On another project, we are leading a large-scale effort to return marginal agricultural land in the Lower Mississippi Alluvial Valley to bottomland hardwood forest. Ninety-eight percent of bottomland hardwood forest has been lost in the LMAV, most of it removed for soybean and cotton farming. The goal of this project is to reforest 50,000 acres over ten years. Our first one-thousand-acre parcel of land in Louisiana was cleared in the 1960’s, when a rise in soybean commodity prices resulted in the clearing of millions of acres virtually overnight. They did not even salvage the lumber and people have said you could see the smoke from the burning of trees for miles. The land floods seasonally and in wet years the farmer can lose the entire crop. On my last site visit, I witnessed this; the entire acreage in soybeans was under water, the crop destroyed. But it’s not only seasonal flooding that is impacting farming in this area. On the drier fields of the site and beyond, for as far as you can see, are rows of cotton, requiring heavy inputs of fertilizer and glyphosate, with deleterious effects on living soils. Climate change means shifting rainfall patterns and this year an unseasonably wet month during the growing season resulted in plants flowering too late for a good harvest. This land simply does not support conventional farming and the practices have had devastating consequences. What’s more, it is a critical piece of fragmented wetland habitat within the Catahoula-Dewey Wills-Three Rivers IBA, which is notable as a key biodiversity area with particular significance for waterfowl.

Our work has required close consultation with local foresters and through that process we’ve learned a lot about conventional approaches to reforestation. We’re exploring ways to improve upon those approaches and to change the way that reforestation happens. Part of our work includes measuring and monitoring changes in soil carbon, to better understand how our efforts are contributing towards creating a carbon sink. I’ve had to learn a lot about the carbon credits market and reforestation efforts in the LMAV and it is truly the wild west, with a shameful amount of greenwashing and predatory capitalism. We’re holding ourselves accountable, with a measured approach that attends to the goal of sinking carbon while also maximizing biodiversity and habitat value.        

Loren Roots Initiative - Catahoula Parish, LA

Lastly, What does your ideal future for the rural countryside look like?
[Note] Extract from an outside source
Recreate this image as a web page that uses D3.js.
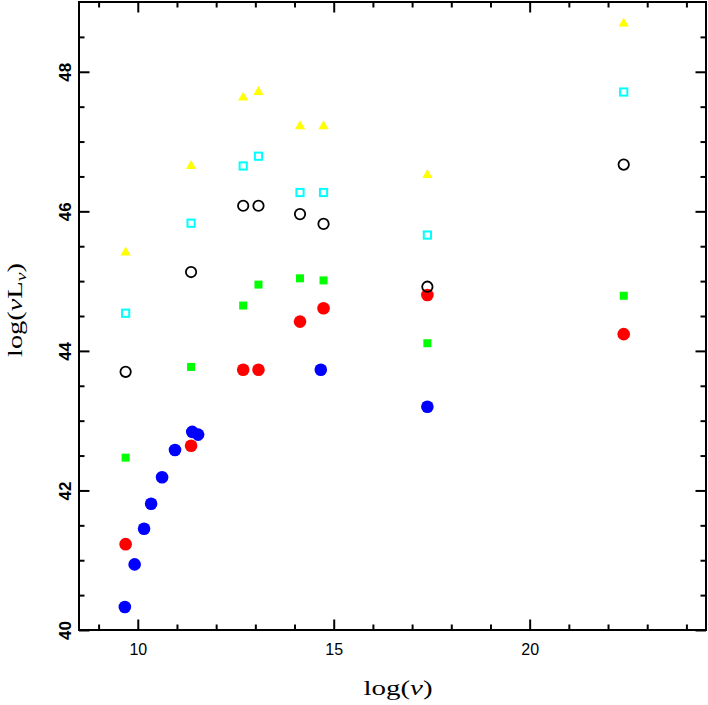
<!DOCTYPE html>
<html>
<head>
<meta charset="utf-8">
<script src="https://cdn.jsdelivr.net/npm/d3@7"></script>
<style>
  html, body { margin: 0; padding: 0; background: #fff; }
  svg { display: block; }
</style>
</head>
<body>
<svg id="chart" width="708" height="705"></svg>
<script>
// ---- data ----
const colX = [9.69, 11.36, 12.69, 13.08, 14.14, 14.74, 17.39, 22.40];
const yellowTri = [45.41, 46.65, 47.63, 47.71, 47.22, 47.22, 46.52, 48.69];
const cyanSq    = [44.54, 45.83, 46.65, 46.79, 46.27, 46.27, 45.66, 47.71];
const blackCirc = [43.70, 45.13, 46.08, 46.08, 45.96, 45.82, 44.92, 46.67];
const greenSq   = [42.47, 43.77, 44.65, 44.95, 45.04, 45.01, 44.11, 44.79];
const redCirc   = [41.23, 42.64, 43.73, 43.73, 44.42, 44.61, 44.80, 44.24];
const blueX = [9.67, 9.92, 10.16, 10.34, 10.62, 10.95, 11.39, 11.54, 14.67, 17.39];
const blueY = [40.33, 40.94, 41.45, 41.81, 42.19, 42.58, 42.84, 42.80, 43.73, 43.20];
const xMajor = [10, 15, 20];
const xMinor = [9, 11, 12, 13, 14, 16, 17, 18, 19, 21, 22, 23, 24];
const yMajor = [40, 42, 44, 46, 48];
const yMinor = [40.5, 41, 41.5, 42.5, 43, 43.5, 44.5, 45, 45.5, 46.5, 47, 47.5, 48.5];

// ---- layout ----
const L = 79, R = 706, T = 2, B = 630;
const svg = d3.select("#chart");
const x = d3.scaleLinear().domain([8.5, 24.5]).range([L, R]);
const y = d3.scaleLinear().domain([40, 49]).range([B, T]);

const zip = (xs, ys) => xs.map((v, i) => [v, ys[i]]);

// ---- axes (inward ticks on all four sides) ----
function styleAxis(g) {
  g.select(".domain").remove();
  g.selectAll(".tick line").attr("stroke", "#000").attr("stroke-width", 2);
}
const majorLen = 10.5, minorLen = 5.5;

svg.append("g").attr("transform", `translate(0,${B})`)
  .call(d3.axisBottom(x).tickValues(xMajor).tickSize(-majorLen).tickPadding(14).tickFormat(d3.format("d")))
  .call(styleAxis)
  .call(g => g.selectAll("text").attr("font-family", "Liberation Sans, Arial, sans-serif").attr("font-size", 16).attr("fill", "#000"));
svg.append("g").attr("transform", `translate(0,${B})`)
  .call(d3.axisBottom(x).tickValues(xMinor).tickSize(-minorLen).tickFormat(""))
  .call(styleAxis);
svg.append("g").attr("transform", `translate(0,${T})`)
  .call(d3.axisTop(x).tickValues(xMajor).tickSize(-majorLen).tickFormat(""))
  .call(styleAxis);
svg.append("g").attr("transform", `translate(0,${T})`)
  .call(d3.axisTop(x).tickValues(xMinor).tickSize(-minorLen).tickFormat(""))
  .call(styleAxis);

svg.append("g").attr("transform", `translate(${L},0)`)
  .call(d3.axisLeft(y).tickValues(yMajor).tickSize(-majorLen).tickFormat(d3.format("d")))
  .call(styleAxis)
  .call(g => g.selectAll("text")
    .attr("x", null).attr("dy", null)
    .attr("text-anchor", "middle")
    .attr("transform", "translate(-8,0) rotate(-90)")
    .attr("font-family", "Liberation Sans, Arial, sans-serif")
    .attr("font-weight", "bold")
    .attr("font-size", 17).attr("fill", "#000"));
svg.append("g").attr("transform", `translate(${L},0)`)
  .call(d3.axisLeft(y).tickValues(yMinor).tickSize(-minorLen).tickFormat(""))
  .call(styleAxis);
svg.append("g").attr("transform", `translate(${R},0)`)
  .call(d3.axisRight(y).tickValues(yMajor).tickSize(-majorLen).tickFormat(""))
  .call(styleAxis);
svg.append("g").attr("transform", `translate(${R},0)`)
  .call(d3.axisRight(y).tickValues(yMinor).tickSize(-minorLen).tickFormat(""))
  .call(styleAxis);

// frame
svg.append("rect").attr("x", L).attr("y", T).attr("width", R - L).attr("height", B - T)
  .attr("fill", "none").attr("stroke", "#000").attr("stroke-width", 2);

// ---- marks ----
const marks = svg.append("g");
marks.selectAll(".blue").data(zip(blueX, blueY)).join("circle")
  .attr("cx", d => x(d[0])).attr("cy", d => y(d[1])).attr("r", 6.3).attr("fill", "#0000ff");
marks.selectAll(".red").data(zip(colX, redCirc)).join("circle")
  .attr("cx", d => x(d[0])).attr("cy", d => y(d[1])).attr("r", 6.3).attr("fill", "#ff0000");
marks.selectAll(".green").data(zip(colX, greenSq)).join("rect")
  .attr("x", d => x(d[0]) - 4).attr("y", d => y(d[1]) - 4).attr("width", 8).attr("height", 8).attr("fill", "#00ff00");
marks.selectAll(".black").data(zip(colX, blackCirc)).join("circle")
  .attr("cx", d => x(d[0])).attr("cy", d => y(d[1])).attr("r", 5.2)
  .attr("fill", "none").attr("stroke", "#000").attr("stroke-width", 1.8);
marks.selectAll(".cyan").data(zip(colX, cyanSq)).join("rect")
  .attr("x", d => x(d[0]) - 3.6).attr("y", d => y(d[1]) - 3.6).attr("width", 7.2).attr("height", 7.2)
  .attr("fill", "none").attr("stroke", "#00ffff").attr("stroke-width", 2);
const tri = d3.symbol().type(d3.symbolTriangle).size(46);
marks.selectAll(".yellow").data(zip(colX, yellowTri)).join("path")
  .attr("transform", d => `translate(${x(d[0])},${y(d[1])})`).attr("d", tri).attr("fill", "#ffff00");

// ---- axis titles ----
const serif = "'Liberation Serif', 'DejaVu Serif', serif";
const xt = svg.append("text").attr("transform", "translate(398,695) scale(1.45,1)").attr("text-anchor", "middle")
  .attr("font-family", serif).attr("font-size", 20).attr("fill", "#000");
xt.append("tspan").text("log(");
xt.append("tspan").attr("font-style", "italic").text("ν");
xt.append("tspan").text(")");

const yt = svg.append("text").attr("transform", "translate(22,310) rotate(-90) scale(1.42,1)").attr("text-anchor", "middle")
  .attr("font-family", serif).attr("font-size", 20).attr("fill", "#000");
yt.append("tspan").text("log(");
yt.append("tspan").attr("font-style", "italic").text("ν");
yt.append("tspan").text("L");
yt.append("tspan").attr("font-style", "italic").attr("font-size", 14).attr("dy", 4).text("ν");
yt.append("tspan").attr("dy", -4).text(")");
</script>
</body>
</html>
My ideal future for the rural countryside would involve a dismantling of extractive monoculture and the implementation of farming and forestry practices that rebuild communities that have been devasted environmentally, economically, and culturally. I don’t think this can be achieved without reparations. We need to stop thinking of the rural countryside in terms of what we can extract from it, in terms of its productivity, and support ongoing efforts of indigenous communities and smallholder farmers to steward land and grow healthy communities. I think there are very real limits to urbanization and as we move closer to those limits, we will see more people moving back to rural places. It’s exciting to imagine how we might contribute as designers to a conversation around a rural renaissance that is equitable and reparative.